Exponential of a 3D multivector in Clifford's Geometric Algebra

Question

An arbitrary 3D multivector can be written as the superposition: $M=Z+F$, where $Z=a+bi$ with $a,b\in\mathbb R$ and $i$ been the pseudo scalalar of $(Cl_3)$. The remaining term $F=v+iw$, where $v$ and $w$ are vectors of $Cl_3$, have vector and bivector parts, respectively. Since $Z\in$ Cen $(Cl_3)$, the exponential of $M$ becomes $$\exp(M)=\exp(Z+F)=\exp(Z)\exp(F).$$ To obtain a closed form of $\exp(M)$, I would like to ask if there is a way to show that $$\exp(F)\stackrel{?}{=}\exp(v)\exp(iw)\ldots.$$ Thank you very much in advance.

Answer 1

I am note sure whether you can generally find such an exponential factorization. However, by the Baker-Campbell-Hausdorff theorem, we have $$ e^{A + B + \frac{1}{{2}} \left[{A},{B}\right] + \cdots} = e^A e^B,$$ where $ \left[{A},{B}\right] $, is the commutator, the antisymmetric sum of the objects $ A, B $. Consider that commutator for your case $$\begin{aligned}\left[{v},{iw}\right]&=v i w - i w v \\ &=i \left( { v w - w v} \right) \\ &= 2 i \left( { v \wedge w } \right).\end{aligned}$$ Note that this commutator expansion is specific to $\mathbb{R}^{3}$ since the pseudoscalar $ i $ happens to commute with all grades in that case.

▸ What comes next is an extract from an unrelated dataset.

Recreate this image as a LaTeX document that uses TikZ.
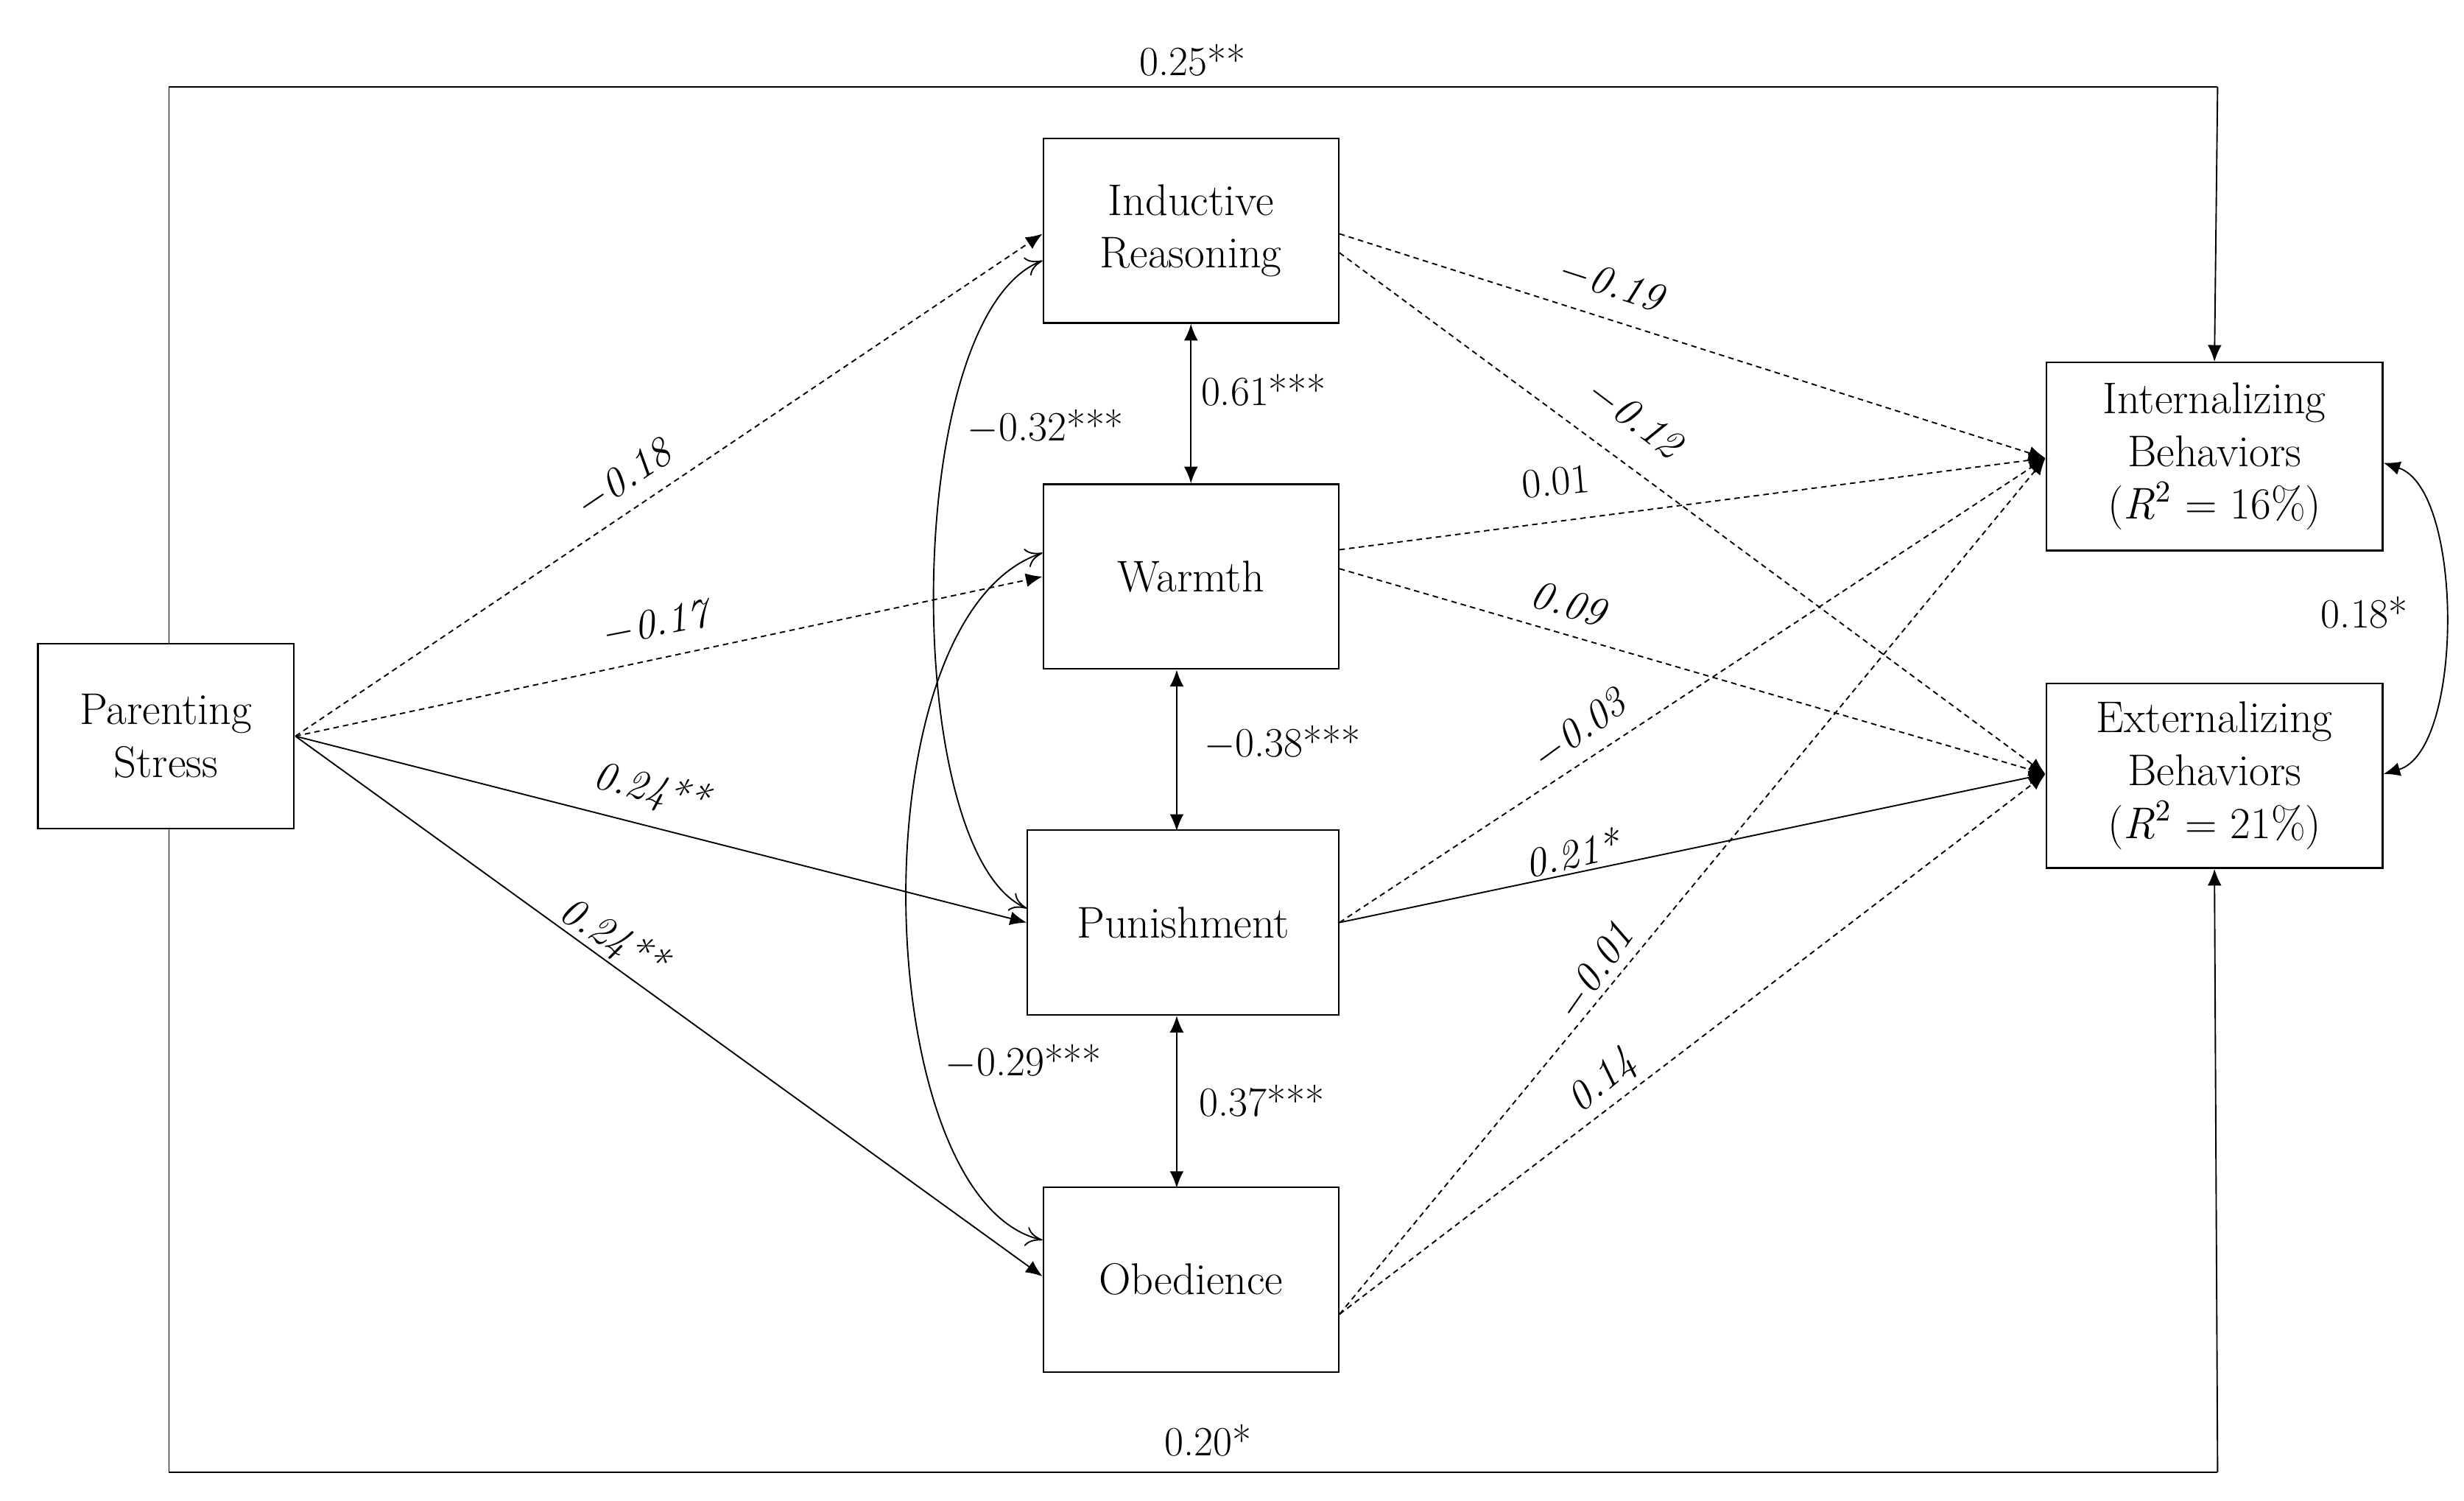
\documentclass[tikz,border=0pt]{standalone}
\usetikzlibrary{arrows.meta}
\begin{document}
\begin{tikzpicture}[x=0.02cm,y=-0.02cm,
  box/.style={draw,line width=0.6pt,minimum width=3.74cm,minimum height=2.34cm,align=center,font=\fontsize{16}{19}\selectfont,fill=white,inner sep=1pt},
  lab/.style={font=\fontsize{15}{17}\selectfont},
  ilab/.style={font=\fontsize{15}{17}\selectfont\itshape},
  ln/.style={line width=0.5pt},
  dsh/.style={line width=0.5pt,dash pattern=on 2pt off 1.5pt},
  tip/.style={-{Latex[length=6pt,width=5pt]}},
  dtip/.style={{Latex[length=6pt,width=5pt]}-{Latex[length=6pt,width=5pt]}},
  otip/.style={{To[length=6pt,width=7pt]}-{To[length=6pt,width=7pt]}}]
\useasboundingbox (0,0) rectangle (1560,950);
\coordinate (tl) at (107,55); \coordinate (tr) at (1404,55);
\coordinate (bl) at (107,932); \coordinate (br) at (1404,932);
\node[box,minimum width=3.24cm] (ps) at (105,466) {Parenting\\Stress};
\node[box] (ir) at (754,146) {Inductive\\Reasoning};
\node[box] (wa) at (754,365) {Warmth};
\node[box,minimum width=3.94cm] (pu) at (749,584) {Punishment};
\node[box] (ob) at (754,810) {Obedience};
\node[box,minimum width=4.26cm,minimum height=2.38cm] (in) at (1402,289) {Internalizing\\Behaviors\\(\textit{R}$^2$ = 16\%)};
\node[box,minimum width=4.26cm,minimum height=2.34cm] (ex) at (1402,491) {Externalizing\\Behaviors\\(\textit{R}$^2$ = 21\%)};
\draw[ln] (ps.north -| tl) -- (tl) -- (tr);
\draw[ln,tip] (tr) -- (in.north);
\draw[ln] (ps.south -| bl) -- (bl) -- (br);
\draw[ln,tip] (br) -- (ex.south);
\node[lab] at (755,38) {0.25**};
\node[lab] at (765,912) {0.20*};
\coordinate (psr) at (187,466);
\draw[dsh,tip] (psr) -- (660,148);
\draw[dsh,tip] (psr) -- (660,365);
\draw[ln,tip] (psr) -- (650,584);
\draw[ln,tip] (psr) -- (660,808);
\node[ilab,rotate=34] at (395,303) {$-$0.18};
\node[ilab,rotate=11] at (415,395) {$-$0.17};
\node[ilab,rotate=-14] at (412,500) {0.24**};
\node[ilab,rotate=-31] at (388,594) {0.24**};
\draw[ln,dtip] (ir.south) -- (wa.north);
\draw[ln,dtip] (745,424) -- (745,526);
\draw[ln,dtip] (745,643) -- (745,752);
\node[lab] at (800,247) {0.61***};
\node[lab] at (812,470) {$-$0.38***};
\node[lab] at (799,697) {0.37***};
\draw[ln,otip] (660,165) .. controls (570,200) and (570,540) .. (650,575);
\draw[ln,otip] (660,350) .. controls (540,390) and (550,760) .. (660,785);
\node[lab] at (662,270) {$-$0.32***};
\node[lab] at (648,672) {$-$0.29***};
\coordinate (inw) at (1295,290); \coordinate (exw) at (1295,490);
\draw[dsh,tip] (848,148) -- (inw);
\draw[dsh,tip] (848,160) -- (exw);
\draw[dsh,tip] (848,348) -- (inw);
\draw[dsh,tip] (848,360) -- (exw);
\draw[dsh,tip] (848,584) -- (inw);
\draw[ln,tip] (848,584) -- (exw);
\draw[dsh,tip] (848,832) -- (inw);
\draw[dsh,tip] (848,832) -- (exw);
\node[ilab,rotate=-18] at (1020,180) {$-$0.19};
\node[ilab,rotate=-37] at (1035,265) {$-$0.12};
\node[lab,rotate=5] at (985,305) {0.01};
\node[ilab,rotate=-16] at (993,382) {0.09};
\node[ilab,rotate=36] at (1000,462) {$-$0.03};
\node[ilab,rotate=13] at (995,540) {0.21*};
\node[ilab,rotate=55] at (1010,615) {$-$0.01};
\node[ilab,rotate=40] at (1015,685) {0.14};
\draw[ln,dtip] (1509,293) .. controls (1560,310) and (1560,475) .. (1509,490);
\node[lab] at (1497,388) {0.18*};
\end{tikzpicture}
\end{document}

This expansion shows that if $ v, w $ are colinear, one must have $$e^{v + iw} = e^v e^{iw}.$$ If $ v, w $ were not colinear, but the higher order commutators happended to be zero, one could say $$ e^{v + iw + i (v \wedge w)} = e^v e^{iw},$$ but that is not the type of decomposition that you are seeking.

Answer 2

As noted by Peeter Joot, $e^F$ cannot be split into $e^{v}e^{iw}$ since $[v,iw] \neq 0$. So the hunt is on for a decomposition of $F$ into two commuting parts. Fortunatelly, by staring at Cayley tables we can discover that $\mathbb{R}_3$ is isomorphic to $\mathbb{R}^+_{3,1}$, the even subalgebra of the spacetime algebra, and thus that your $F$ can be viewed as a bivector in spacetime. And for bivectors, we can use the invariant decomposition to decompose them into commuting terms.

So adapting the invariant decomposition formula slightly using the isomorphism, we can find an $F_1$ and $F_2$ satisfying $F = F_1 + F_2$, $\lambda_i := F_i^2 \in \mathbb{R}$, and $[F_1, F_2] = 0$:

$$F_i = \frac{\lambda_i + \tfrac{1}{2} \langle F^2 \rangle_3}{F},$$

where the $\lambda_i$ are given by

$$\lambda_i = \tfrac{1}{2} \langle F^2 \rangle_0 \pm \tfrac{1}{2} \sqrt{ \langle F^2 \rangle_0^2 - \langle F^2 \rangle_3^2 }.$$

So we have now found two commuting elements $F_1$ and $F_2$, which both square to scalars so they follow Euler's formula. Specifically, since $\lambda_1 \geq 0$ and $\lambda_2 < 0$, we find

$$ \begin{aligned} e^{F_1} &= \cosh(\sqrt{\lambda_1}) + \frac{F_1}{\sqrt{\lambda_1}} \sinh(\sqrt{\lambda_1}) \\ e^{F_2} &= \cos(\sqrt{-\lambda_2}) + \frac{F_2}{\sqrt{-\lambda_2}} \sin(\sqrt{-\lambda_2}) \end{aligned} $$

To conclude, the exponential of any multivector $M = Z + F$ is $$ e^{M} = e^{a}e^{bi}e^{F_1}e^{F_2}. $$

So the invariant decomposition allows us to bypass the Baker-Campbell-Hausdorff formula. For more details and to see how this generalises to higher dimensions I would highly recommend reading the invariant decomposition paper.